Last month a California Court of Appeal overturned the Superior Court ruling in Streit v. Farmers Group, Inc. and allowed California consumers to pursue a lawsuit against Farmers Insurance for cheating customers out of fair refunds if they cancel their insurance policy. Consumer Watchdog’s attorneys authored a key “Friend of the Court” brief that laid the groundwork for the Appellate Court’s decision.
Consumers sued Farmers because when they cancelled their policy with the insurance giant, Farmers did not return all of their unused premium, but instead refunded substantially less. For example, if a customer pays $1,000 for six months of insurance but cancels the policy after three months, they would expect to be refunded $500, according to a pro rata calculation that is the default standard under the law. However, without providing any meaningful disclosure of its refund practice Farmers refunds substantially less than the pro rata amount.

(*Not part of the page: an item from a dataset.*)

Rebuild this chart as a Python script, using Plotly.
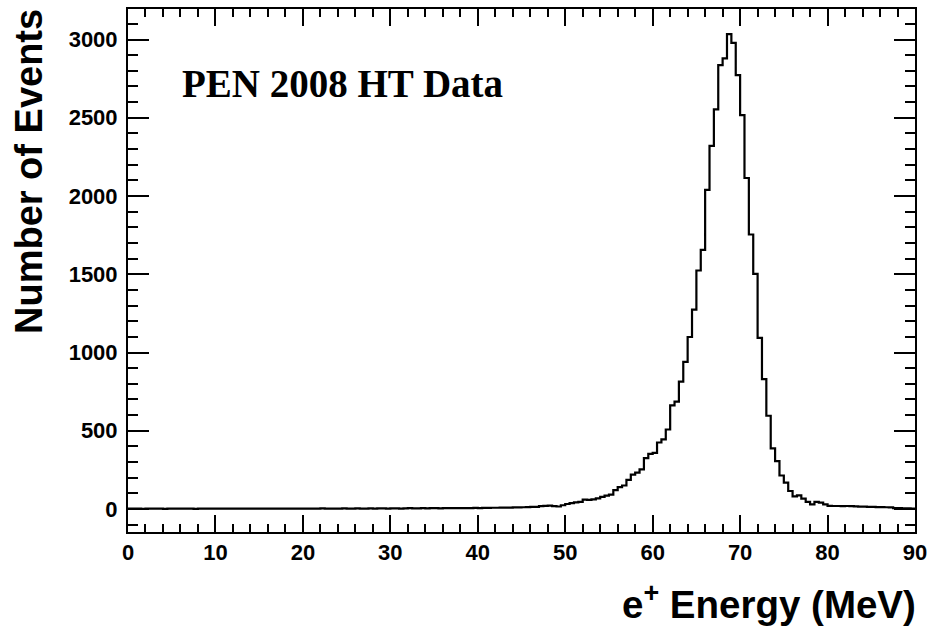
import numpy as np
import plotly.graph_objects as go

# Histogram: 180 bins of 0.5 MeV from 0 to 90 MeV
bin_width = 0.5
x_min, x_max = 0.0, 90.0

counts = [
    # 0-10
    2, 3, 2, 1, 2, 3, 2, 2, 1, 2, 3, 2, 2, 3, 2, 1, 2, 2, 3, 2,
    # 10-20
    2, 3, 2, 3, 2, 2, 3, 2, 3, 2, 2, 3, 3, 2, 3, 2, 3, 3, 2, 3,
    # 20-30
    3, 2, 3, 3, 4, 3, 3, 2, 3, 4, 3, 3, 4, 3, 3, 4, 3, 4, 4, 3,
    # 30-40
    4, 4, 3, 4, 5, 4, 4, 5, 4, 5, 5, 4, 5, 6, 5, 5, 6, 5, 6, 7,
    # 40-45
    6, 7, 7, 8, 8, 9, 9, 9, 10, 10,
    # 45-50
    11, 12, 13, 14, 18, 20, 22, 18, 16, 24,
    # 50-55
    32, 38, 42, 45, 60, 58, 62, 68, 78, 86,
    # 55-60
    92, 120, 140, 150, 186, 220, 232, 253, 325, 352,
    # 60-65
    358, 425, 445, 508, 662, 686, 814, 940, 1099, 1274,
    # 65-70
    1524, 1656, 2039, 2320, 2553, 2836, 2879, 3035, 2979, 2772,
    # 70-75
    2517, 2115, 1754, 1503, 1093, 830, 596, 387, 306, 214,
    # 75-80
    168, 115, 81, 87, 66, 45, 30, 45, 41, 30,
    # 80-85
    20, 19, 19, 18, 19, 18, 17, 15, 15, 14,
    # 85-90
    13, 12, 12, 11, 10, 6, 5, 4, 4, 3,
]

x_ticks = [0, 10, 20, 30, 40, 50, 60, 70, 80, 90]
y_ticks = [0, 500, 1000, 1500, 2000, 2500, 3000]
y_range = [-147, 3195]

title_text = "PEN 2008 HT Data"
x_title = "e<sup>+</sup> Energy (MeV)"
y_title = "Number of Events"

n_bins = len(counts)
edges = x_min + bin_width * np.arange(n_bins + 1)
step_x = list(edges)
step_y = list(counts) + [counts[-1]]

fig = go.Figure()
fig.add_trace(go.Scatter(
    x=step_x, y=step_y, mode="lines",
    line=dict(shape="hv", color="black", width=2.2),
    hoverinfo="skip", showlegend=False,
))

tick_font = dict(family="Liberation Sans, Arial, sans-serif", size=22, color="black", weight="bold")

fig.update_layout(
    width=933, height=635,
    margin=dict(l=128, r=18, t=9, b=103),
    paper_bgcolor="white", plot_bgcolor="white",
    showlegend=False,
    xaxis=dict(
        range=[x_min, x_max], tickvals=x_ticks, ticktext=[str(v) for v in x_ticks],
        ticks="inside", ticklen=17, tickwidth=2, tickcolor="black",
        showline=True, linewidth=2, linecolor="black", mirror="allticks",
        showgrid=False, zeroline=False, automargin=False,
        tickfont=tick_font, ticklabelstandoff=0,
        minor=dict(dtick=2, ticks="inside", ticklen=8, tickwidth=2, tickcolor="black", showgrid=False),
    ),
    yaxis=dict(
        range=y_range, tickvals=y_ticks, ticktext=[str(v) for v in y_ticks],
        ticks="inside", ticklen=21, tickwidth=2, tickcolor="black",
        showline=True, linewidth=2, linecolor="black", mirror="allticks",
        showgrid=False, zeroline=False, automargin=False,
        tickfont=tick_font, ticklabelstandoff=4,
        minor=dict(dtick=100, ticks="inside", ticklen=10, tickwidth=2, tickcolor="black", showgrid=False),
    ),
    annotations=[
        dict(text=f"<b>{title_text}</b>", xref="paper", yref="paper",
             x=0.0665, y=0.857, xanchor="left", yanchor="middle", showarrow=False,
             font=dict(family="Liberation Serif, Times New Roman, serif", size=39, color="black")),
        dict(text=f"<b>{x_title}</b>", xref="paper", yref="paper",
             x=1.004, y=-0.133, xanchor="right", yanchor="middle", showarrow=False,
             font=dict(family="Liberation Sans, Arial, sans-serif", size=38.5, color="black")),
        dict(text=f"<b>{y_title}</b>", xref="paper", yref="paper",
             x=-0.1266, y=0.689, xanchor="center", yanchor="middle", showarrow=False,
             textangle=-90,
             font=dict(family="Liberation Sans, Arial, sans-serif", size=38, color="black")),
    ],
)

fig.write_html("out.html", config={"displayModeBar": False},
               post_script="document.body.style.margin='0';")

As Consumer Watchdog explained in its amicus curiae brief:
Farmers failed to meet basic requirements governing all contracts by using ambiguous terms, which were nowhere defined or explained in the policy contract. Bearing the brunt of Farmers’ cancellation refund practices, and those of other unscrupulous insurers, are insurance consumers. Without the ability to accurately determine the amount of final premium they will pay for an insurance policy and the amount they will be refunded upon cancellation, insurance consumers are unable to enter the insurance marketplace with the information they need to comparison shop and have optimal consumer choice.
The Court of Appeal said that Los Angeles County Judge William Highberger was wrong to throw out the case because Farmers Insurance failed to properly explain or even disclose the costs customers would face. The case has been sent back to Judge Highberger to enter a new order overruling Farmers motion to dismiss the case and to conduct further proceedings on the merits of Plaintiffs claims.